(Editor’s Note: Enterprise Blueprints recently ran a live event on the topic of Operational Resilience and one of the key questions that came up in the discussion was, “Can you really test for operational resilience?” Is it practical and viable to really test full end to end important business services that combine people, process, technology and physical facilities? In this post, Andrew Frith, Principal Architect of Enterprise Blueprints, explores the reality of testing operational resilience.)
Testing of Operational Resilience
Testing of Operational Resilience is a critical activity, yet can be a highly emotive topic. One of the biggest debates can be what level of testing is sufficient while balancing the risk. Any testing in production carries a level of risk. For organisations with a large estate, it can be challenging to develop the confidence to test in production against their risk appetite. The Operation Resilience regulations for financial services don’t specify what type of testing organisations need to undertake, however in a recent speech Duncan Mackinnon, Bank of England, commented:
“For high impact important business services within systemic firms, desktop testing is ultimately unlikely to be sufficient.”
Find out more HERE.
Too Risky to Test?
At the end of the day the question is if it is too risky to test, how do you have confidence it will work when needed? Desktop testing is a very valuable exercise, but as many organisations have found, more realistic testing can uncover unknown issues.
A previous organisation I worked with started doing annual data centre DR tests. All systems and services were failed over to one site, with the other site shut down and disconnected from the network. Application tests were then run across all systems to validate that everything was working correctly. At least that was the plan the first time we attempted this. As you may have guessed, it didn’t go smoothly. We uncovered hard-coded dependencies on the down site, dependencies people didn’t know existed, systems that didn’t recover to a healthy state, communication issues between teams, and a litany of other problems.

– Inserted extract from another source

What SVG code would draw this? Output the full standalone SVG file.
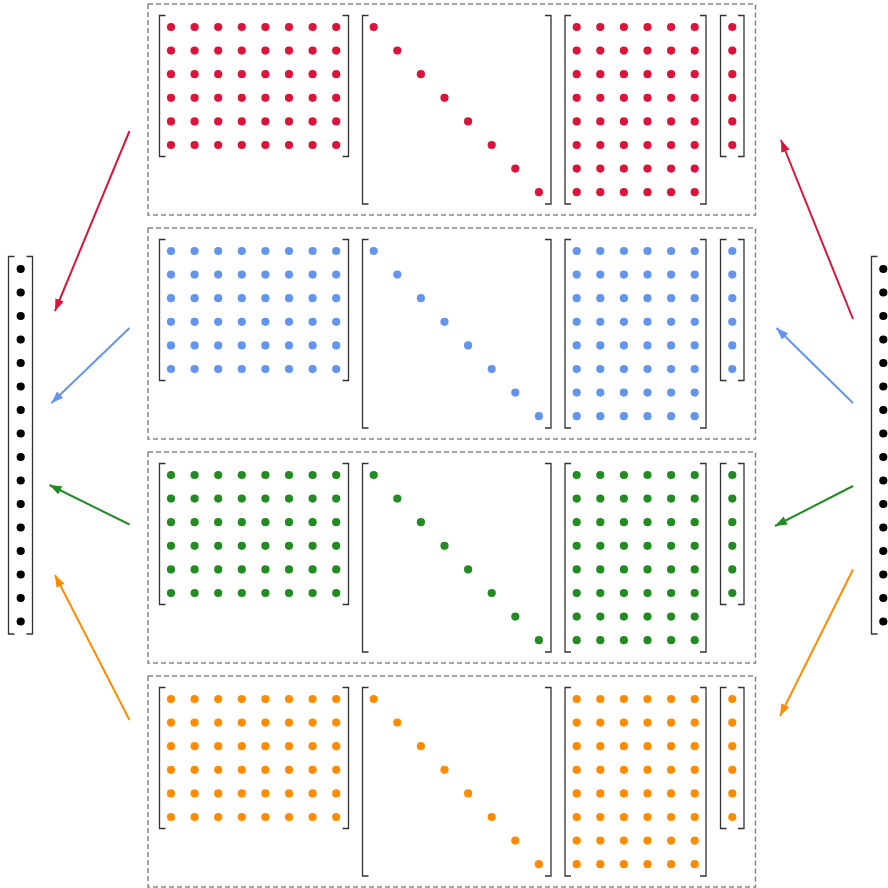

At least that exercise went better than a colleague’s of mine. Their first DR test went so well that it took them sixty hours to clean up the issues and fully recover.

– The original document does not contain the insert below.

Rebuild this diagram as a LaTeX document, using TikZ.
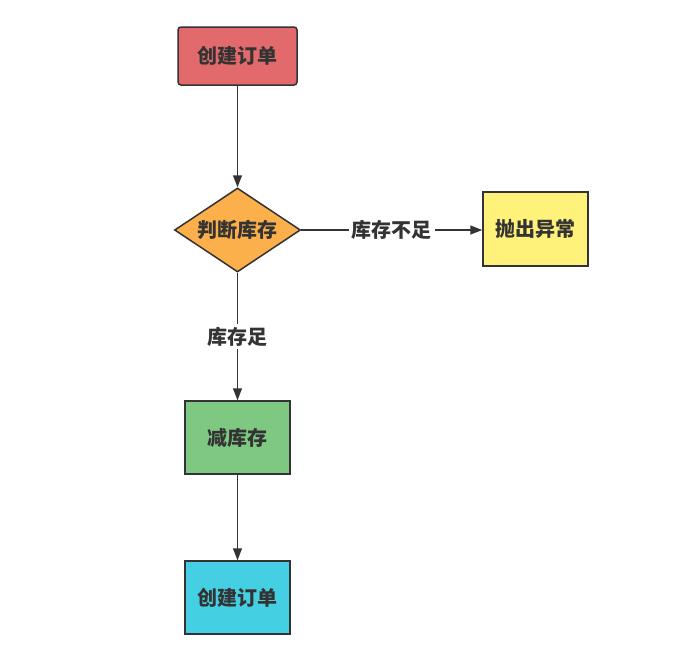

Things going wrong is part of the point of these exercises. It’s better to learn and find problems in a controlled environment with a full team backing you up. That sinking feeling, standing in a data centre when a broken cable coupled with an incorrect implementation means that the rack of highly resilient storage in front of you is providing all the functionality of a space heater and you have no live copies of critical data in that site and no resilience is horrible. Knowing that you’re in a controlled situation with the right support on hand helps reduce the pressure and tendency to panic.
Plans and playbooks are great and very valuable, but unfortunately, they don’t always match reality. People, processes, and systems can fail in new and unexpected ways. Testing helps exercise all of these aspects. The goal of testing should not be to develop a scripted response for every imaginable situation but to develop a toolbox of responses and processes that can be drawn on as required to deal with whatever you’re facing. It helps people learn how to communicate and work together as a team while under stress.
A Dress Rehearsal
Testing needs to beyond the systems and the technology and must test your people and processes as well. These activities are a dress rehearsal for the main event. When things go wrong, and they will, it’s important that everyone stays calm, knows what they’re doing, and doesn’t panic. Sometimes one of the most important things in the middle of an incident is the ability to pause, step back, and calmly evaluate where you are to make the right choices.
People are critical through all of this and must be considered as part of any plans. Think about the impacts of both pressure and time on people. Six, twelve, or twenty-four hours, or more, into an incident, will have impact on decision making and mental health. Testing and rehearsing people and processes go a long way to reducing pressure and stress in the moment.
At that previous organisation I mentioned, we learned and improved. Each test got better and ran smoother. Yes, there were always issues and new problems. Each year they had a less overall impact, and we got more efficient and finding, triaging, and solving them. Testing isn’t only about finding problems; it’s practising how to solve the unknown and unexpected.
We’ll all find ourselves up the proverbial creek at some point. Personally, I want to ensure I have a map and a working engine when I find myself in that situation. Oh, and pack a couple of paddles as well – just in case.